#### WHAT YOU WILL DO
Set the listing down again in full, word for word, with the pictures left out.

──────

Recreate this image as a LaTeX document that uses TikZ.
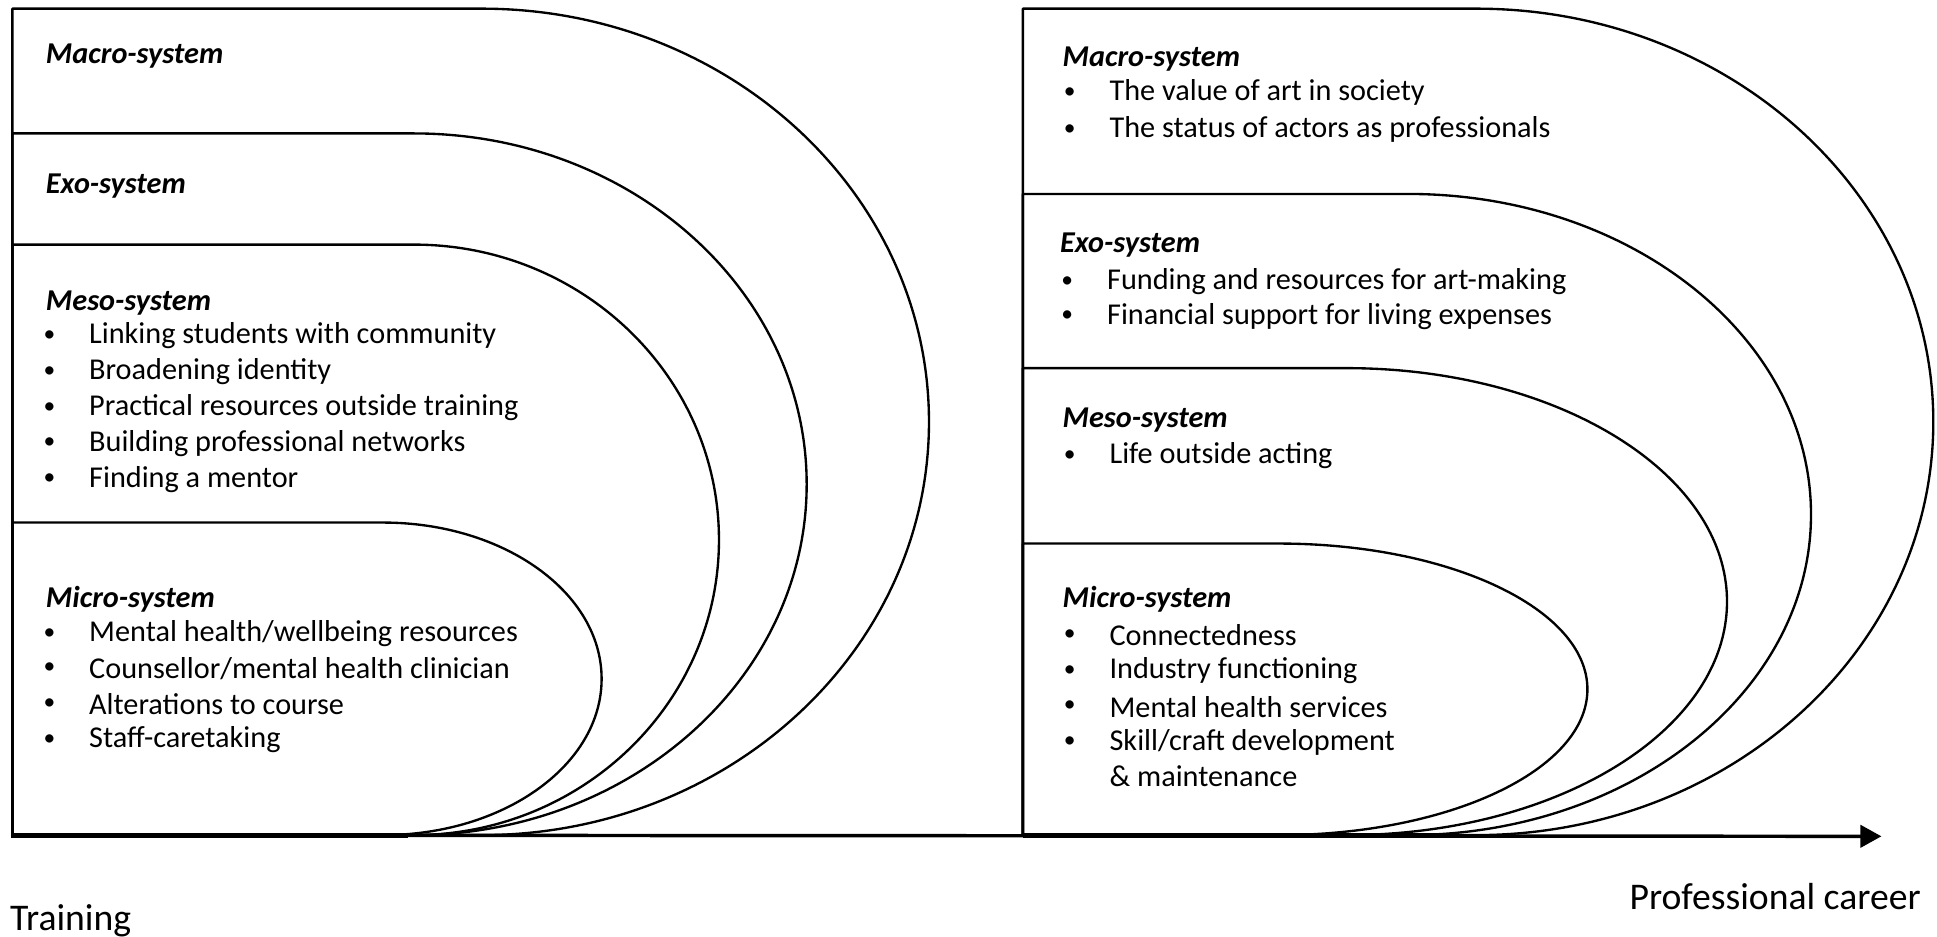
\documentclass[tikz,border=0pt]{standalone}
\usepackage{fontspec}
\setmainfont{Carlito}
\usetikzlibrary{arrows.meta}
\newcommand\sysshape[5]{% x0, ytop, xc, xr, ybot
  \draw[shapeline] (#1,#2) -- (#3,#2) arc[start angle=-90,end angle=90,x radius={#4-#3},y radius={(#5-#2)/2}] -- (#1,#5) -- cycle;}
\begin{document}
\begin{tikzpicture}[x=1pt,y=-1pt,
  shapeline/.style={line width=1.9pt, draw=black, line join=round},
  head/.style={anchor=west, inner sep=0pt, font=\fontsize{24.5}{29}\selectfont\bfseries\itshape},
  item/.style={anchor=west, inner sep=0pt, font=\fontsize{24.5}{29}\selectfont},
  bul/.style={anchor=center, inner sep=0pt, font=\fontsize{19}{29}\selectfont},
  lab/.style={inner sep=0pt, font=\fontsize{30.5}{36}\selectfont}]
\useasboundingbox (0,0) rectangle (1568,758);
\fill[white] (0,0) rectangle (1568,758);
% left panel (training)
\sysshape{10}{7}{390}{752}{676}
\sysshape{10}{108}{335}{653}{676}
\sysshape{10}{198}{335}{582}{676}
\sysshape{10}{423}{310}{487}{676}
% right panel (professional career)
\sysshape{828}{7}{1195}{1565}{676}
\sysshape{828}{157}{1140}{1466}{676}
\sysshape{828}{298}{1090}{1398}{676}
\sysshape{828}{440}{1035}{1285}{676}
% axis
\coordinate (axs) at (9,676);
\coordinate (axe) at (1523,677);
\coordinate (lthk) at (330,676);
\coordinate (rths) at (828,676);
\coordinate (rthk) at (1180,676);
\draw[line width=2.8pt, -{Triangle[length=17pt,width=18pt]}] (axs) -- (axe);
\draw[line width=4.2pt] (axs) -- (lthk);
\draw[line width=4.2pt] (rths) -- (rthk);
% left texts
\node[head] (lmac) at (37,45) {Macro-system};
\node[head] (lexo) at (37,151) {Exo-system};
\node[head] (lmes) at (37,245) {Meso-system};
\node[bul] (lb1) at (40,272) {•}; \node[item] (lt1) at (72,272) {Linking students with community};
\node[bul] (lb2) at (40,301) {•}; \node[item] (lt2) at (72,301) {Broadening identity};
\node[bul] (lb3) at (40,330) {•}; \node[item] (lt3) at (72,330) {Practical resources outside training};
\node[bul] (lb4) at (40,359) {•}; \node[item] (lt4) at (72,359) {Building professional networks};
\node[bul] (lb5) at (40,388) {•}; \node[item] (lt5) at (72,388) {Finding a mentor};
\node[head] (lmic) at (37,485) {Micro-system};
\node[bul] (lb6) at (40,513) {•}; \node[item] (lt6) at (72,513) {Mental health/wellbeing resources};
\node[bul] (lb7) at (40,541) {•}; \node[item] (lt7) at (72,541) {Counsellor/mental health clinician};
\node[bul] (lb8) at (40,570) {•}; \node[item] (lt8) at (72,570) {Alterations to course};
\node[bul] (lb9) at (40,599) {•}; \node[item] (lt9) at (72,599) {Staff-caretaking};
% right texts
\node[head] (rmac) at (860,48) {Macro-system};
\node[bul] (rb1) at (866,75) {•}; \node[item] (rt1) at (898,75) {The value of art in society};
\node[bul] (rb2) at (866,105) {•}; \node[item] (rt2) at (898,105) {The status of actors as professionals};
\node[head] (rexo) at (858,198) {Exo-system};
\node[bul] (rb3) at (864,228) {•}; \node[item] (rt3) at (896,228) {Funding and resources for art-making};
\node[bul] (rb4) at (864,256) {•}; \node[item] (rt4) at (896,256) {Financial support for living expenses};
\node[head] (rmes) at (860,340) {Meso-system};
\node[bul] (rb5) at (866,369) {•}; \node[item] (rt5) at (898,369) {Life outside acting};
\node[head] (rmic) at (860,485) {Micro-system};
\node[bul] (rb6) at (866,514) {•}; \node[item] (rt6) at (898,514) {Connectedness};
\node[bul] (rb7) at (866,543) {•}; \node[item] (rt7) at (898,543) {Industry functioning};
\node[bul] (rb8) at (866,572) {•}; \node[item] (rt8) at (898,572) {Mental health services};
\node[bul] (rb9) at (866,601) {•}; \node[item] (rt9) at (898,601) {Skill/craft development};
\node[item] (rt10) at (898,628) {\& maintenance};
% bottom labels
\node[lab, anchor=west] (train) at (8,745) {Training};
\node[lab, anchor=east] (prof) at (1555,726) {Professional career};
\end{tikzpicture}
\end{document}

──────

#### REPLY
Recreate this image as a LaTeX document that uses TikZ.
\documentclass[tikz,border=0pt]{standalone}
\usepackage{fontspec}
\setmainfont{Carlito}
\usetikzlibrary{arrows.meta}
\newcommand\sysshape[5]{% x0, ytop, xc, xr, ybot
  \draw[shapeline] (#1,#2) -- (#3,#2) arc[start angle=-90,end angle=90,x radius={#4-#3},y radius={(#5-#2)/2}] -- (#1,#5) -- cycle;}
\begin{document}
\begin{tikzpicture}[x=1pt,y=-1pt,
  shapeline/.style={line width=1.9pt, draw=black, line join=round},
  head/.style={anchor=west, inner sep=0pt, font=\fontsize{24.5}{29}\selectfont\bfseries\itshape},
  item/.style={anchor=west, inner sep=0pt, font=\fontsize{24.5}{29}\selectfont},
  bul/.style={anchor=center, inner sep=0pt, font=\fontsize{19}{29}\selectfont},
  lab/.style={inner sep=0pt, font=\fontsize{30.5}{36}\selectfont}]
\useasboundingbox (0,0) rectangle (1568,758);
\fill[white] (0,0) rectangle (1568,758);
% left panel (training)
\sysshape{10}{7}{390}{752}{676}
\sysshape{10}{108}{335}{653}{676}
\sysshape{10}{198}{335}{582}{676}
\sysshape{10}{423}{310}{487}{676}
% right panel (professional career)
\sysshape{828}{7}{1195}{1565}{676}
\sysshape{828}{157}{1140}{1466}{676}
\sysshape{828}{298}{1090}{1398}{676}
\sysshape{828}{440}{1035}{1285}{676}
% axis
\coordinate (axs) at (9,676);
\coordinate (axe) at (1523,677);
\coordinate (lthk) at (330,676);
\coordinate (rths) at (828,676);
\coordinate (rthk) at (1180,676);
\draw[line width=2.8pt, -{Triangle[length=17pt,width=18pt]}] (axs) -- (axe);
\draw[line width=4.2pt] (axs) -- (lthk);
\draw[line width=4.2pt] (rths) -- (rthk);
% left texts
\node[head] (lmac) at (37,45) {Macro-system};
\node[head] (lexo) at (37,151) {Exo-system};
\node[head] (lmes) at (37,245) {Meso-system};
\node[bul] (lb1) at (40,272) {•}; \node[item] (lt1) at (72,272) {Linking students with community};
\node[bul] (lb2) at (40,301) {•}; \node[item] (lt2) at (72,301) {Broadening identity};
\node[bul] (lb3) at (40,330) {•}; \node[item] (lt3) at (72,330) {Practical resources outside training};
\node[bul] (lb4) at (40,359) {•}; \node[item] (lt4) at (72,359) {Building professional networks};
\node[bul] (lb5) at (40,388) {•}; \node[item] (lt5) at (72,388) {Finding a mentor};
\node[head] (lmic) at (37,485) {Micro-system};
\node[bul] (lb6) at (40,513) {•}; \node[item] (lt6) at (72,513) {Mental health/wellbeing resources};
\node[bul] (lb7) at (40,541) {•}; \node[item] (lt7) at (72,541) {Counsellor/mental health clinician};
\node[bul] (lb8) at (40,570) {•}; \node[item] (lt8) at (72,570) {Alterations to course};
\node[bul] (lb9) at (40,599) {•}; \node[item] (lt9) at (72,599) {Staff-caretaking};
% right texts
\node[head] (rmac) at (860,48) {Macro-system};
\node[bul] (rb1) at (866,75) {•}; \node[item] (rt1) at (898,75) {The value of art in society};
\node[bul] (rb2) at (866,105) {•}; \node[item] (rt2) at (898,105) {The status of actors as professionals};
\node[head] (rexo) at (858,198) {Exo-system};
\node[bul] (rb3) at (864,228) {•}; \node[item] (rt3) at (896,228) {Funding and resources for art-making};
\node[bul] (rb4) at (864,256) {•}; \node[item] (rt4) at (896,256) {Financial support for living expenses};
\node[head] (rmes) at (860,340) {Meso-system};
\node[bul] (rb5) at (866,369) {•}; \node[item] (rt5) at (898,369) {Life outside acting};
\node[head] (rmic) at (860,485) {Micro-system};
\node[bul] (rb6) at (866,514) {•}; \node[item] (rt6) at (898,514) {Connectedness};
\node[bul] (rb7) at (866,543) {•}; \node[item] (rt7) at (898,543) {Industry functioning};
\node[bul] (rb8) at (866,572) {•}; \node[item] (rt8) at (898,572) {Mental health services};
\node[bul] (rb9) at (866,601) {•}; \node[item] (rt9) at (898,601) {Skill/craft development};
\node[item] (rt10) at (898,628) {\& maintenance};
% bottom labels
\node[lab, anchor=west] (train) at (8,745) {Training};
\node[lab, anchor=east] (prof) at (1555,726) {Professional career};
\end{tikzpicture}
\end{document}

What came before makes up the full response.